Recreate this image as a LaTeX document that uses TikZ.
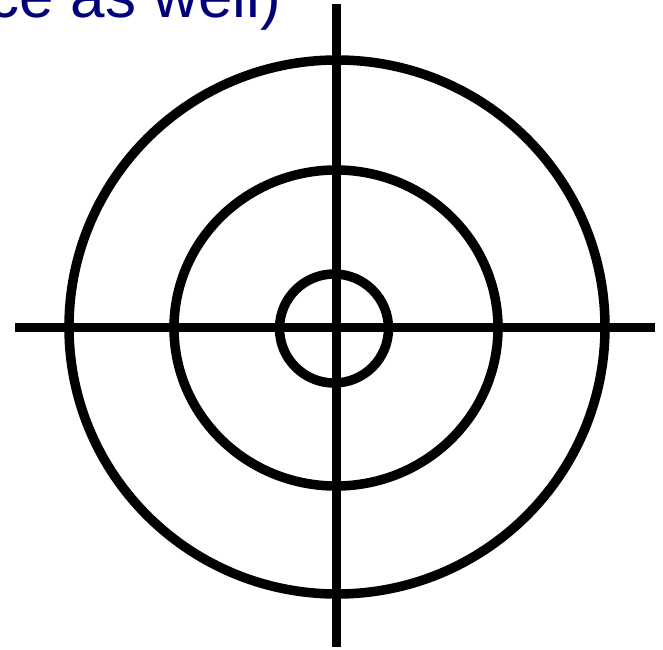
\documentclass[tikz,border=0pt]{standalone}
\usepackage{fontspec}
\setmainfont{Liberation Sans}
\definecolor{navytext}{RGB}{0,0,120}
\begin{document}
\begin{tikzpicture}[x=1pt,y=-1pt,
  ring/.style={line width=9.5pt,draw=black},
  hair/.style={line width=9.5pt,draw=black}]
\useasboundingbox (0,0) rectangle (663,649);
\begin{scope}
\clip (0,0) rectangle (663,649);
\node[anchor=base west,inner sep=0pt,text=navytext,font=\fontsize{62}{70}\selectfont] (caption) at (-12,17) {ce as well)};
\end{scope}
\draw[ring] (337,327) ellipse [x radius=268,y radius=267];
\draw[ring] (336,328) ellipse [x radius=162,y radius=158];
\draw[ring] (334,328.5) circle [radius=54.5];
\coordinate (hl) at (15,327.5);
\coordinate (hr) at (655,327.5);
\coordinate (vt) at (336.5,4);
\coordinate (vb) at (336.5,647);
\draw[hair] (hl) -- (hr);
\draw[hair] (vt) -- (vb);
\end{tikzpicture}
\end{document}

### Task brief
Write out the listing above again, exactly, but with no pictures in the copy.

### Exercise answer
Recreate this image as a LaTeX document that uses TikZ.
\documentclass[tikz,border=0pt]{standalone}
\usepackage{fontspec}
\setmainfont{Liberation Sans}
\definecolor{navytext}{RGB}{0,0,120}
\begin{document}
\begin{tikzpicture}[x=1pt,y=-1pt,
  ring/.style={line width=9.5pt,draw=black},
  hair/.style={line width=9.5pt,draw=black}]
\useasboundingbox (0,0) rectangle (663,649);
\begin{scope}
\clip (0,0) rectangle (663,649);
\node[anchor=base west,inner sep=0pt,text=navytext,font=\fontsize{62}{70}\selectfont] (caption) at (-12,17) {ce as well)};
\end{scope}
\draw[ring] (337,327) ellipse [x radius=268,y radius=267];
\draw[ring] (336,328) ellipse [x radius=162,y radius=158];
\draw[ring] (334,328.5) circle [radius=54.5];
\coordinate (hl) at (15,327.5);
\coordinate (hr) at (655,327.5);
\coordinate (vt) at (336.5,4);
\coordinate (vb) at (336.5,647);
\draw[hair] (hl) -- (hr);
\draw[hair] (vt) -- (vb);
\end{tikzpicture}
\end{document}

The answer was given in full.